Fresno’s Armenian community gets slapped in the face with subtle genocide denial | Opinion
It’s subtle. For those of us who combat the rewriting of the history of the Armenian Genocide, we know it when we see it. Sometimes it’s a vague statement that absolves the reader of responsibility for knowing the truth that he or she is or is not reading. Other times it’s understating the reality portrayed.
Eater LA, a SoCal restaurant periodical, recently covered the opening of an Armenian-Mexican fusion upstart in Silver Lake. The article featured 34-year-old owner Armen Manukyan, whose family’s journey began when his great-grandmother “departed” Armenia for Egypt.
It’s subtle. To get it, though, a bit of math is needed to determine how old a 34-year-old man’s great-grandmother would have been in 1915. For some of us, the math was simple, and a call to the restaurant confirmed the suspicion, and the understatement.
This woman was driven from her home during the execution of a plan to rid the Ottoman Turkish Empire entirely and permanently of its indigenous Christian Armenian population from their millennia-old homeland.
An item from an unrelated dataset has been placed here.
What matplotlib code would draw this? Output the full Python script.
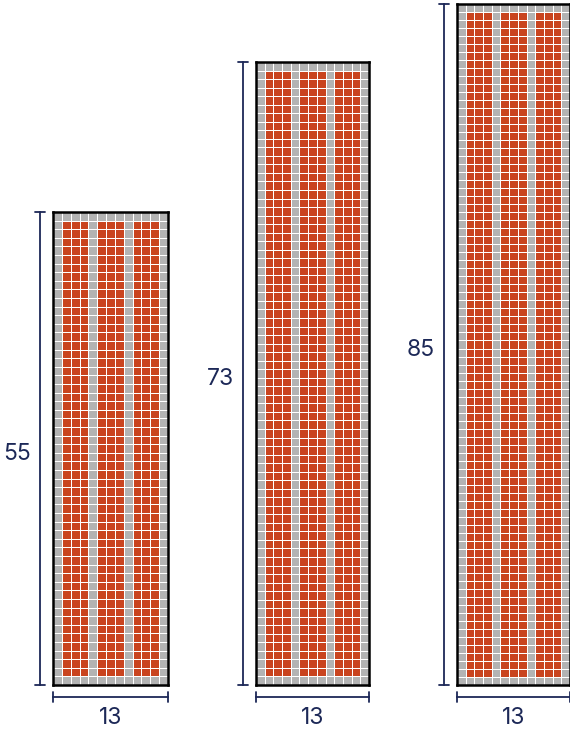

The Turks were hardly subtle in their intentions. The New York Times ran scores of firsthand accounts of the extermination (departure) process.
That plan continues today with Turkey outsourcing the job to its lackey satellite state Azerbaijan, who proclaimed that Armenia’s older-than-Rome capital of Yerevan is Azeri land.
To the extent that Manukyan’s great-grandmother “departed,” she did so from the first genocide of the modern era, but this doesn’t answer the obvious question of why the subtle slight.
Yet imagine the story recounting a Jewish man, whose grandmother “departed” Germany. The outrage of such a glaring understatement would be felt instantly, and accusations and proclamations would fly: antisemite, never again. But this doesn’t answer the obvious question of why the Jewish experience trumps, to the point of irrelevance, the Armenian experience.
A recent New York Times article discussed Raphael Lemkin, the Jewish attorney and holocaust survivor who coined the word “genocide.” On CBS in 1949 he cited as its genesis that “it happened to the Armenians, and after the Armenians, Hitler took action.” Yet the Times (along with the United Nations) cites only the deaths during World War II as the genesis. The deliberate vagueness of the Times article creates confusion, and ultimately a consciously wrong understanding of history. It reduces “never again” to a meaningless sound bite, and justifiably invites accusations of anti-Armenian.
But anti-Armenianness isn’t really a “thing” as compared with anti-Semitism, even when the Armenian nation is justifiably concerned with the other victim’s modus operandi.
Israel has willingly aided Turkey’s multi-pronged scheme to evade genocide justice for decades. The U.S. State Department has been complicit in this con game. A Library of Congress interview with former diplomat Arma Jane Karaer, whose husband was a Turkish official, crowed that the State Department helped block Armenian genocide legislation. Her frankness as to why was outrageous: “the Jewish lobby … don’t particularly care to share the genocide label with other groups”.
This underscores the recklessness of the anti-Armenian camp and the harm that comes from pretending that the Armenian Genocide doesn’t exist, to wit: Israel, October 2023.
There are limits to profiting from assisting Turkey evade justice. There are limits to profiting from ego gratification. There are no limits to the depths one will sink to erase history. Yet no matter how hard one tries, the sequence of events on the timeline can never be changed.
It’s subtle, and it deserves a clear response: Armenians are not second-class victims, and the Armenian genocide is not a second-class crime. Vagueness and downplay serve no good purpose.